To his credit, Delisle’s method is often elliptical enough that a second reading is necessary to fully appreciate the terror that lurks just below the surface of his drawings. In one incident, Delisle is listening to music alone in his office when one of his Korean handlers pokes his head through the door. “You have to turn down your jazz!” he barks. “It could be a bad influence on the others!” Delisle then pulls back to show himself in the darkly shadowed office, alone.
Delisle peppers the narrative with enough history and politics to orient the non-expert reader. He doesn’t claim to be an expert himself, and he’s best when noticing what only an animator would: for instance, that the omnipresent framed photos of Kim Il Sung and his son, Kim Jong Il, are slightly wider at the top than at the bottom. This, he tells us, is to prevent glare, but it “also intensifies the gaze in this face-to-face encounter.”
On the other hand, the author stumbles when he rolls out statistics about famine deaths or rice rations that he doesn’t back up with any sources. “It’s estimated that 50% of the people here have, at some time or another, served as informants,” he writes, without bothering to say how he knows this.
One might be tempted to take his word for it were this not North Korea, a closed-off place that forces its people, writes Delisle, to “live in a state of constant paradox where truth is anything but constant.” Such a comment might have led to an exploration of how we can know anything about this Hermit Kingdom, but it doesn’t.
Delisle also never directly questions the ethics of his being in Pyongyang, which is strange. At one point, he wonders about a project in which two French telecom engineers are installing a high-definition transmitter. “An obvious priority for a country getting the most aid in the world!” Delisle scolds. But the criticism could just as easily be reversed. Why are foreigners like himself so comfortable making a buck off a government that starves its people?
Because it would make for a sweet comic book?
Delisle frequently sketches moments charged with ambiguous meaning, but he refuses to linger or think too hard. At a museum, a wax figure of Kim Il Sung stands alone and smiling, so realistic that he seems about to speak. “Behind me, a detachment of soldiers bows down,” Delisle observes, “tears in their eyes. As agreed I bend over along with my hosts, biting my tongue to keep from laughing out loud.”
Absent any explanation, Delisle comes across here as a bit cruel. Sympathy for such brainwashing is hardly on order, but until there’s more empathy and understanding, North Korea will forever remain unreachable.
Pyongyang: A Journey in North Korea by Guy Delisle; translated from the French by Helge Dascher (Drawn & Quarterly, 176 pages)
Concord (NH) Monitor, December 2005
SIDEBAR
In his graphic novel Pyongyang, Guy Delisle dutifully sketches various propaganda posters he comes across in the North Korea capital. His art is always outstanding except for one detail: He fudges the Korean language. He makes it up. In fact, it’s tough to tell sometimes whether Delisle knows much of anything about Korea or Korean art.

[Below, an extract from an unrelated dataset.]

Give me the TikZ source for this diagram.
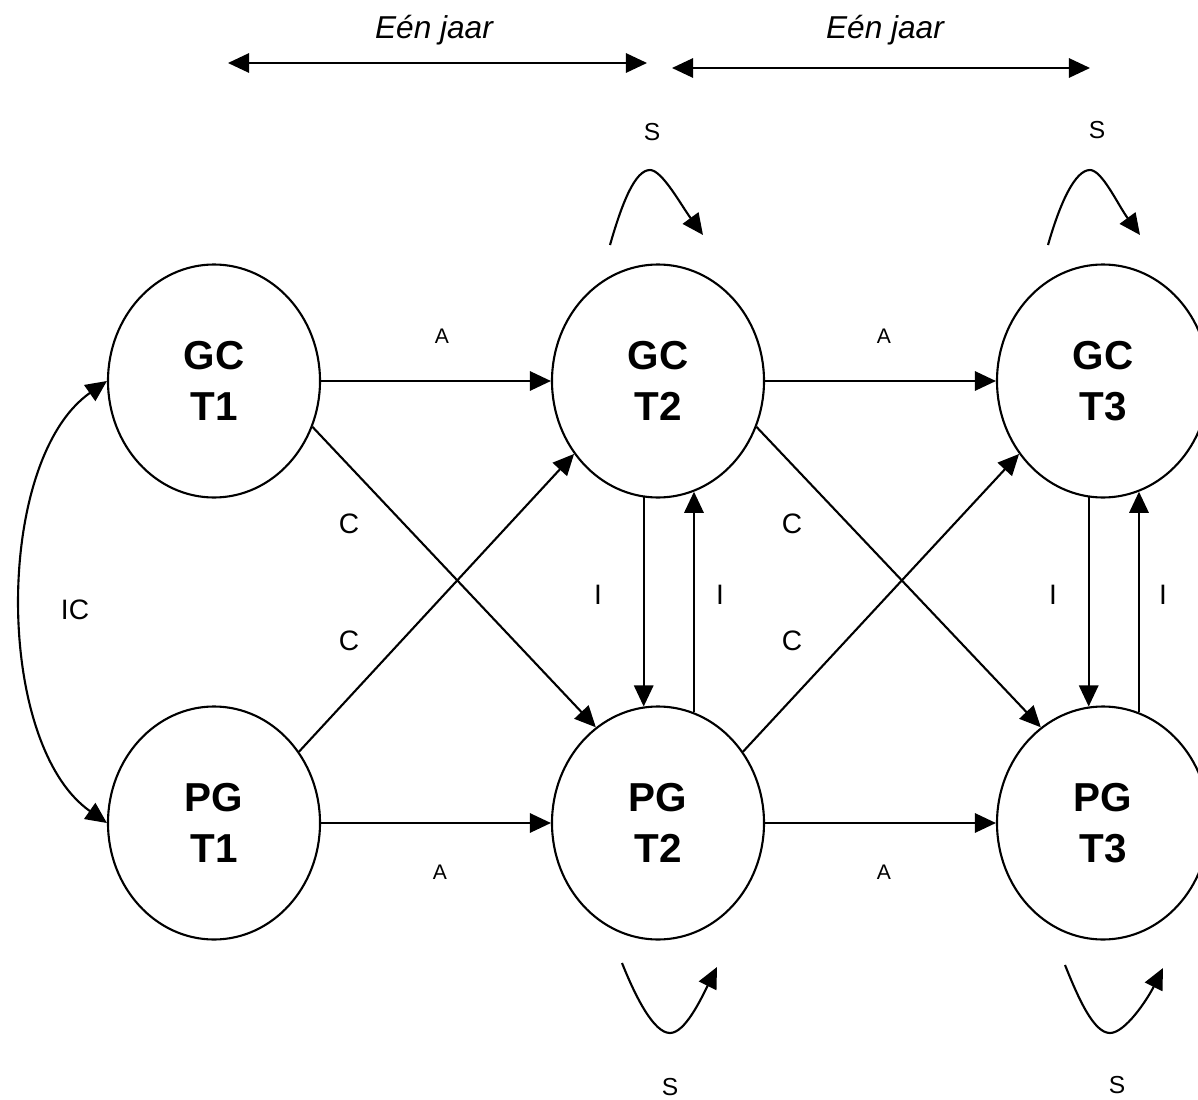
\documentclass[tikz,border=0pt]{standalone}
\usepackage{fontspec}
\setmainfont{Liberation Sans}
\usetikzlibrary{arrows.meta,shapes.geometric}
\begin{document}
\begin{tikzpicture}[
  wave/.style={shape=ellipse, draw=black, line width=0.6pt, minimum width=2.12cm, minimum height=2.33cm, inner sep=0pt, align=center, font=\fontsize{11.5}{14.5}\selectfont\bfseries},
  lag/.style={-{Triangle[length=6pt,width=5.5pt]}, line width=0.6pt, draw=black},
  span/.style={{Triangle[length=6pt,width=5.5pt]}-{Triangle[length=6pt,width=5.5pt]}, line width=0.6pt, draw=black},
  year/.style={font=\fontsize{9}{11}\selectfont\itshape},
  tagA/.style={font=\fontsize{6}{7}\selectfont},
  tagC/.style={font=\fontsize{8}{10}\selectfont},
  tagS/.style={font=\fontsize{7}{9}\selectfont}
]
\clip (0,0) rectangle (11.98,-11.00);
% time spans
\node[year] (y1) at (4.34,-0.30) {Eén jaar};
\node[year] (y2) at (8.85,-0.30) {Eén jaar};
\coordinate (y1a) at (2.28,-0.63);
\coordinate (y1b) at (6.47,-0.63);
\coordinate (y2a) at (6.72,-0.68);
\coordinate (y2b) at (10.90,-0.68);
\path (y1a) edge [span] (y1b);
\path (y2a) edge [span] (y2b);
% waves
\node[wave] (gc1) at (2.14,-3.81) {GC\\T1};
\node[wave] (pg1) at (2.14,-8.23) {PG\\T1};
\node[wave] (gc2) at (6.58,-3.81) {GC\\T2};
\node[wave] (pg2) at (6.58,-8.23) {PG\\T2};
\node[wave] (gc3) at (11.03,-3.81) {GC\\T3};
\node[wave] (pg3) at (11.03,-8.23) {PG\\T3};
% autoregressive
\path (gc1) edge [lag] (gc2);
\path (gc2) edge [lag] (gc3);
\path (pg1) edge [lag] (pg2);
\path (pg2) edge [lag] (pg3);
% cross-lagged
\path (gc1.-25) edge [lag] (pg2.123);
\path (pg1.40) edge [lag] (gc2.221);
\path (gc2.-25) edge [lag] (pg3.123);
\path (pg2.40) edge [lag] (gc3.221);
% within wave
\path (gc2.263) edge [lag] (pg2.97);
\path (pg2.72) edge [lag] (gc2.288);
\path (gc3.263) edge [lag] (pg3.97);
\path (pg3.72) edge [lag] (gc3.288);
% initial correlation
\path (gc1.west) edge [span, out=215, in=145, looseness=0.8] (pg1.west);
% stability loops
\coordinate (s2a) at (6.10,-2.45);
\coordinate (s2b) at (6.50,-1.70);
\coordinate (s2c) at (7.03,-2.35);
\coordinate (s3a) at (10.48,-2.45);
\coordinate (s3b) at (10.90,-1.70);
\coordinate (s3c) at (11.40,-2.35);
\coordinate (t2a) at (6.22,-9.63);
\coordinate (t2b) at (6.70,-10.33);
\coordinate (t2c) at (7.17,-9.67);
\coordinate (t3a) at (10.65,-9.65);
\coordinate (t3b) at (11.10,-10.33);
\coordinate (t3c) at (11.63,-9.68);
\draw [lag] (s2a) .. controls ++(0.12,0.42) and ++(-0.15,0) .. (s2b) .. controls ++(0.12,0) and ++(-0.22,0.3) .. (s2c);
\draw [lag] (s3a) .. controls ++(0.12,0.42) and ++(-0.15,0) .. (s3b) .. controls ++(0.12,0) and ++(-0.22,0.3) .. (s3c);
\draw [lag] (t2a) .. controls ++(0.14,-0.35) and ++(-0.16,0) .. (t2b) .. controls ++(0.15,0) and ++(-0.16,-0.32) .. (t2c);
\draw [lag] (t3a) .. controls ++(0.14,-0.35) and ++(-0.16,0) .. (t3b) .. controls ++(0.15,0) and ++(-0.16,-0.32) .. (t3c);
% labels
\node[tagS] (ls2) at (6.52,-1.32) {S};
\node[tagS] (ls3) at (10.97,-1.30) {S};
\node[tagS] (lt2) at (6.70,-10.87) {S};
\node[tagS] (lt3) at (11.17,-10.85) {S};
\node[tagA] (la1) at (4.42,-3.36) {A};
\node[tagA] (la2) at (8.84,-3.36) {A};
\node[tagA] (lb1) at (4.40,-8.72) {A};
\node[tagA] (lb2) at (8.84,-8.72) {A};
\node[tagC] (lc1) at (3.49,-5.24) {C};
\node[tagC] (lc2) at (3.49,-6.41) {C};
\node[tagC] (lc3) at (7.92,-5.24) {C};
\node[tagC] (lc4) at (7.92,-6.41) {C};
\node[tagC] (li1) at (5.98,-5.95) {I};
\node[tagC] (li2) at (7.20,-5.95) {I};
\node[tagC] (li3) at (10.53,-5.95) {I};
\node[tagC] (li4) at (11.63,-5.95) {I};
\node[tagC] (lic) at (0.75,-6.10) {IC};
\end{tikzpicture}
\end{document}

For an authoritative look at art in the totalitarian state, turn instead to Jane Portal’s Art Under Control in North Korea (Reaktion Books, $35, 192 page). Portal combines a clear and concise overview of the politics and history of North Korea with an examination of its art. She notes that in spite of the nationalistic Juche, or self-reliance, ideology, North Korean art is essentially derivative. A statue of Kim Il Sung looks just like statues of Stalin or Saddam; the Arch of Triumph, meanwhile, is a slightly larger version of the Arc de Triomphe in Paris, itself based on a Roman design.
Art in service of the state tends to have similar characteristics, Portal argues. It’s grand in scale and realistic in style, occasionally idealistic, and always “educational.” Over 60 years, this has produced in Korea such a high concentration of Socialist art that “Pyongyang as a city provides a kind of theatrical or film set for the Socialist state.” With its many beautifully colored reproductions and photos, Art Under Control might cause readers to wonder—if only for a moment—whether this is such a bad thing.